STASINUS, of Cyprus, according to some ancient authorities the author of the Cypria (in 11 books) , one of the poems belonging to the epic cycle. Others ascribed it to Hegesias (or Hegesinus) of Salamis or even to Homer himself, who was said to have written it on the occasion of his daughter’s marriage to Stasinus. The Cypria, presupposing an acquaintance with the events of the Homeric poem, confined itself to what preceded, and thus formed a kind of introduction to the Iliad. It contained an account of the judgment of Paris, the rape of Helen, the abandonment of Philoctetes on the island of Lemnos, the landing of the Achaeans on the coast of Asia, and the first engagement before Troy.
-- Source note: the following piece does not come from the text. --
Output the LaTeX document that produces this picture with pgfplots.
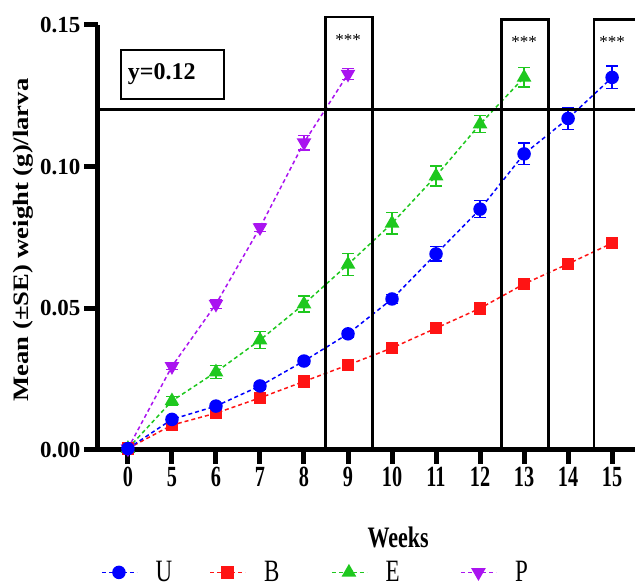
\documentclass[border=0pt]{standalone}
\usepackage{pgfplots}
\pgfplotsset{compat=1.18}
\usepackage{fontspec}
\setmainfont{Liberation Serif}
\usetikzlibrary{calc}

\definecolor{cU}{RGB}{0,0,255}
\definecolor{cB}{RGB}{255,20,20}
\definecolor{cE}{RGB}{30,200,30}
\definecolor{cP}{RGB}{170,20,240}

\newcommand{\xt}[1]{\scalebox{0.92}[1.33]{\textbf{#1}}}
\newcommand{\lt}[2]{\makebox[#1][l]{\scalebox{1}[1.35]{#2}}}

\pgfplotstableread{
x y e
0 0.0005 0.0003
1 0.0108 0.0010
2 0.0155 0.0010
3 0.0226 0.0012
4 0.0314 0.0012
5 0.0410 0.0012
6 0.0533 0.0015
7 0.0692 0.0025
8 0.0850 0.0030
9 0.1045 0.0038
10 0.1170 0.0040
11 0.1315 0.0040
}\dataU
\pgfplotstableread{
x y e
0 0.0005 0.0002
1 0.0088 0.0008
2 0.0130 0.0008
3 0.0184 0.0008
4 0.0242 0.0008
5 0.0300 0.0008
6 0.0360 0.0008
7 0.0430 0.0008
8 0.0500 0.0008
9 0.0586 0.0008
10 0.0657 0.0008
11 0.0730 0.0010
}\dataB
\pgfplotstableread{
x y e
0 0.0005 0.0002
1 0.0173 0.0015
2 0.0275 0.0022
3 0.0388 0.0030
4 0.0515 0.0028
5 0.0655 0.0038
6 0.0800 0.0038
7 0.0967 0.0035
8 0.1150 0.0030
9 0.1315 0.0034
}\dataE
\pgfplotstableread{
x y e
0 0.0005 0.0002
1 0.0295 0.0012
2 0.0515 0.0015
3 0.0785 0.0015
4 0.1085 0.0026
5 0.1327 0.0020
}\dataP

\begin{document}
\begin{tikzpicture}
\begin{axis}[
    width=537pt, height=425pt, scale only axis,
    xmin=-0.68, xmax=11.52, ymin=0, ymax=0.15,
    axis lines=left,
    axis line style={line width=5pt, -},
    clip=false,
    xtick={0,...,11},
    xticklabels={\xt{0},\xt{5},\xt{6},\xt{7},\xt{8},\xt{9},\xt{10},\xt{11},\xt{12},\xt{13},\xt{14},\xt{15}},
    ytick={0,0.05,0.10,0.15},
    yticklabels={\textbf{0.00},\textbf{0.05},\textbf{0.10},\textbf{0.15}},
    tick align=outside,
    major tick length=14pt,
    tick style={line width=5pt, black},
    xticklabel style={font=\fontsize{22}{24}\selectfont},
    yticklabel style={font=\fontsize{23}{26}\selectfont},
    xlabel={\scalebox{1}[1.35]{\textbf{Weeks}}},
    xlabel style={font=\fontsize{22}{24}\selectfont, at={(axis description cs:0.559,-0.205)}, anchor=center},
    ylabel={\scalebox{1.21}[1]{\textbf{Mean (±SE) weight (g)/larva}}},
    ylabel style={font=\fontsize{22}{24}\selectfont, at={(axis description cs:-0.14,0.494)}, anchor=center},
    legend columns=4,
    reverse legend,
    legend style={draw=none, fill=none, font=\fontsize{23}{26}\selectfont,
        at={(axis description cs:0.0,-0.288)}, anchor=west,
        /tikz/every odd column/.append style={column sep=16pt},
        /tikz/every even column/.append style={column sep=10pt}},
    legend image code/.code={\draw[mark repeat=2,mark phase=2,#1] plot coordinates {(0pt,0pt) (17pt,0pt) (35pt,0pt)};},
    every axis plot/.append style={line width=1.5pt, dash pattern=on 4pt off 3pt},
    error bars/error bar style={solid, line width=1.3pt},
    error bars/error mark options={solid, rotate=90, mark size=6pt, line width=1.3pt},
]
\addplot[color=cP, mark=triangle*, mark size=7pt, mark options={solid, rotate=180},
    error bars/.cd, y dir=both, y explicit] table[x=x, y=y, y error=e] {\dataP};
\addlegendentry{\lt{20pt}{P}}
\addplot[color=cE, mark=triangle*, mark size=7pt, mark options={solid},
    error bars/.cd, y dir=both, y explicit] table[x=x, y=y, y error=e] {\dataE};
\addlegendentry{\lt{63pt}{E}}
\addplot[color=cB, mark=square*, mark size=5.5pt, mark options={solid},
    error bars/.cd, y dir=both, y explicit] table[x=x, y=y, y error=e] {\dataB};
\addlegendentry{\lt{55pt}{B}}
\addplot[color=cU, mark=*, mark size=6pt, mark options={solid},
    error bars/.cd, y dir=both, y explicit] table[x=x, y=y, y error=e] {\dataU};
\addlegendentry{\lt{42pt}{U}}

% reference line and boxes
\draw[line width=3pt] (axis cs:-0.68,0.12) -- (axis cs:11.52,0.12);
\draw[line width=2.5pt] (axis cs:-0.16,0.1239) rectangle (axis cs:2.18,0.1412);
\node[font=\fontsize{24}{26}\selectfont\bfseries] at (axis cs:0.77,0.1325) {y=0.12};
\draw[line width=2.8pt] (axis cs:4.48,0) rectangle (axis cs:5.55,0.1528);
\draw[line width=2.8pt] (axis cs:8.48,0) rectangle (axis cs:9.55,0.1518);
\draw[line width=2.8pt] (axis cs:11.52,0.1518) -- (axis cs:10.59,0.1518) -- (axis cs:10.59,0);
\node[font=\fontsize{17}{19}\selectfont] at (axis cs:5,0.1447) {***};
\node[font=\fontsize{17}{19}\selectfont] at (axis cs:9,0.1440) {***};
\node[font=\fontsize{17}{19}\selectfont] at (axis cs:11,0.1440) {***};
\coordinate (bl) at (rel axis cs:0,0);
\end{axis}
\pgfresetboundingbox
\path[use as bounding box] ($(bl)+(-98pt,-138pt)$) rectangle ($(bl)+(537pt,450pt)$);
\end{tikzpicture}
\end{document}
It is probable that the list of the Trojans and their allies (Iliad, ii. 816–876), which formed an appendix to the catalogue of the Greek ships, is abridged from that in the Cypria, which was known to contain a list of the Trojan allies. Proclus, in his Chrestomathia, gave an outline of the poem (preserved in Photius, cod. 239).

See F. G. Welcker, Der epische Cyclus (1862); D. B. Monro, Appendix to his edition of Odyssey, xiii.-xxiv. (1901); T. W. Allen, “The Epic Cycle,” in Classical Quarterly (Jan. 1908, sqq.) ; and Cycle.